- _Objective_
State how many lines of the records contain the string "with". Give the number alone.

--- --- ---

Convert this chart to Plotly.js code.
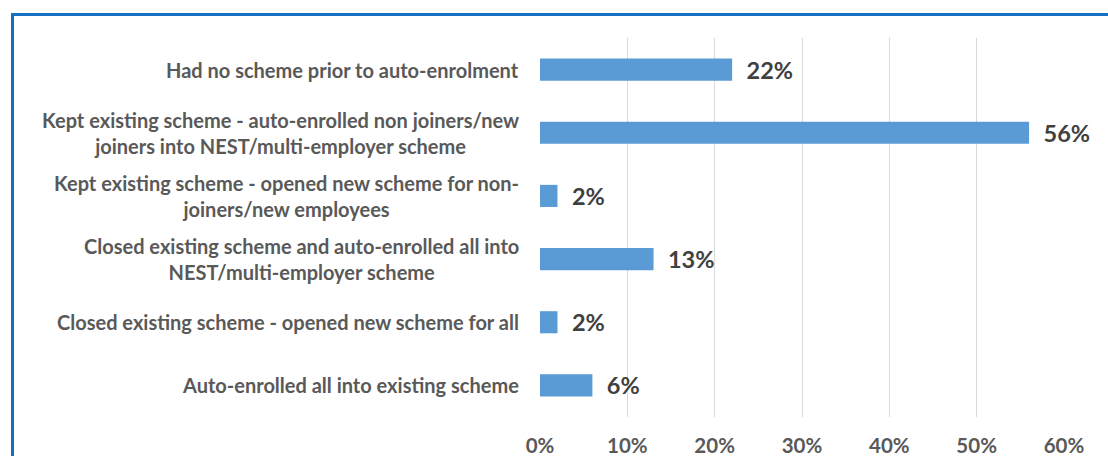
<!DOCTYPE html>
<html>
<head>
<meta charset="utf-8">
<script src="https://cdn.plot.ly/plotly-3.0.1.min.js"></script>
<style>
  html, body { margin: 0; padding: 0; background: #fff; }
  #wrap { position: relative; width: 1108px; height: 456px; overflow: hidden; }
  #chart { width: 1108px; height: 456px; }
  #frame { position: absolute; left: 11px; top: 13px; width: 1120px; height: 500px;
           border-left: 3px solid #1570c2; border-top: 3px solid #1570c2; pointer-events: none; }
</style>
</head>
<body>
<div id="wrap">
  <div id="chart"></div>
  <div id="frame"></div>
</div>
<script>
const categories = [
  "Had no scheme prior to auto-enrolment",
  "Kept existing scheme - auto-enrolled non joiners/new<br>joiners into NEST/multi-employer scheme",
  "Kept existing scheme - opened new scheme for non-<br>joiners/new employees",
  "Closed existing scheme and auto-enrolled all into<br>NEST/multi-employer scheme",
  "Closed existing scheme - opened new scheme for all",
  "Auto-enrolled all into existing scheme"
];
const values = [22, 56, 2, 13, 2, 6];
const tickVals = [0, 10, 20, 30, 40, 50, 60];
const tickText = ["0%", "10%", "20%", "30%", "40%", "50%", "60%"];

const fontFam = "Lato, 'Open Sans', sans-serif";

const trace = {
  type: "bar",
  orientation: "h",
  x: values,
  y: categories,
  width: 0.35,
  marker: { color: "#5B9BD5" },
  text: values.map(v => "\u00a0\u00a0" + v + "%"),
  textposition: "outside",
  constraintext: "none",
  textfont: { family: fontFam, size: 23.5, color: "#404040", weight: "bold" },
  cliponaxis: false,
  hoverinfo: "skip"
};

const annotations = categories.map(c => ({
  xref: "paper", yref: "y", x: 0, y: c,
  xanchor: "right", yanchor: "middle", xshift: -19,
  text: c, showarrow: false, align: "center",
  font: { family: fontFam, size: 20, color: "#595959", weight: "bold" }
}));

const layout = {
  width: 1108, height: 456,
  margin: { l: 540, r: 44, t: 38, b: 39 },
  paper_bgcolor: "#ffffff",
  plot_bgcolor: "#ffffff",
  showlegend: false,
  bargap: 0.65,
  xaxis: {
    range: [0, 60], tickvals: tickVals, ticktext: tickText,
    showgrid: true, gridcolor: "#d9d9d9", gridwidth: 1,
    zeroline: false, showline: false, ticks: "",
    ticklabelstandoff: 14,
    tickfont: { family: fontFam, size: 20.5, color: "#595959", weight: "bold" },
    fixedrange: true
  },
  yaxis: {
    autorange: "reversed", showticklabels: false, showgrid: false,
    zeroline: false, showline: false, ticks: "", fixedrange: true,
    categoryorder: "array", categoryarray: categories
  },
  annotations: annotations
};

Plotly.newPlot("chart", [trace], layout, { displayModeBar: false, staticPlot: true });
</script>
</body>
</html>
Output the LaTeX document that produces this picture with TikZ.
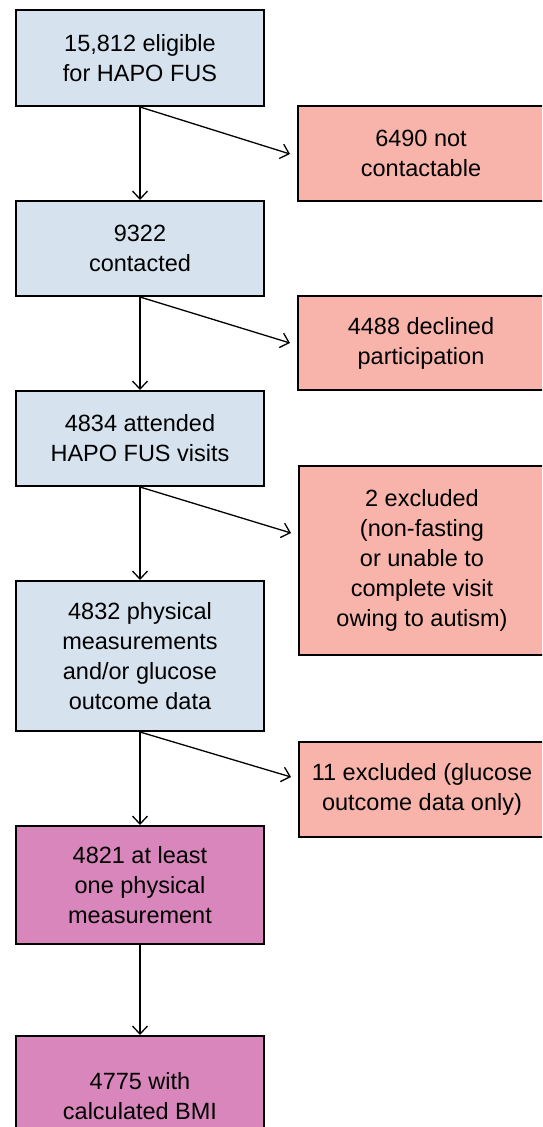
\documentclass[tikz,border=0pt]{standalone}
\usepackage{fontspec}
\setmainfont{Liberation Sans}
\usetikzlibrary{arrows.meta}
\definecolor{boxblue}{RGB}{214,226,238}
\definecolor{boxsalmon}{RGB}{248,180,170}
\definecolor{boxmagenta}{RGB}{216,134,188}
\tikzset{
  flowbox/.style={draw=black, line width=2pt, align=center, inner sep=0pt,
    font=\fontsize{23.5}{30}\selectfont, text=black},
  leftbox/.style={flowbox, fill=boxblue, minimum width=248pt},
  magbox/.style={flowbox, fill=boxmagenta, minimum width=248pt},
  rightbox/.style={flowbox, fill=boxsalmon, minimum width=247pt},
  flowarrow/.style={line width=1.3pt, -{Straight Barb[length=8pt,width=15pt,line width=1.3pt]}},
}
\begin{document}
\begin{tikzpicture}[x=1pt,y=-1pt]
\useasboundingbox (0,0) rectangle (542,1127);
\clip (0,0) rectangle (542,1127);
\fill[white] (0,0) rectangle (542,1127);
% left column
\node[leftbox, minimum height=96pt] (b1) at (140,58) {15,812 eligible\\for HAPO FUS};
\node[leftbox, minimum height=95pt] (b2) at (140,248.5) {9322\\contacted};
\node[leftbox, minimum height=95pt] (b3) at (140,438.5) {4834 attended\\HAPO FUS visits};
\node[leftbox, minimum height=150pt] (b4) at (140,656) {4832 physical\\measurements\\and/or glucose\\outcome data};
\node[magbox, minimum height=118pt] (b5) at (140,885) {4821 at least\\one physical\\measurement};
\node[magbox, minimum height=120pt] (b6) at (140,1096) {4775 with\\calculated BMI};
% right column
\node[rightbox, minimum height=95pt] (r1) at (421,153.5) {6490 not\\contactable};
\node[rightbox, minimum height=94pt] (r2) at (421,343) {4488 declined\\participation};
\node[rightbox, minimum height=189pt] (r3) at (422,560.5) {2 excluded\\(non-fasting\\or unable to\\complete visit\\owing to autism)};
\node[rightbox, minimum height=95pt] (r4) at (422,789.5) {11 excluded (glucose\\outcome data only)};
% arrow tips of the side branches
\coordinate (t1) at (290,154);
\coordinate (t2) at (290,343);
\coordinate (t3) at (291,533);
\coordinate (t4) at (291,777);
% vertical arrows
\draw[flowarrow] (b1.south) -- (b2.north);
\draw[flowarrow] (b2.south) -- (b3.north);
\draw[flowarrow] (b3.south) -- (b4.north);
\draw[flowarrow] (b4.south) -- (b5.north);
\draw[flowarrow] (b5.south) -- (b6.north);
% side arrows
\draw[flowarrow] (b1.south) -- (t1);
\draw[flowarrow] (b2.south) -- (t2);
\draw[flowarrow] (b3.south) -- (t3);
\draw[flowarrow] (b4.south) -- (t4);
\end{tikzpicture}
\end{document}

--- --- ---

- _Task output_
2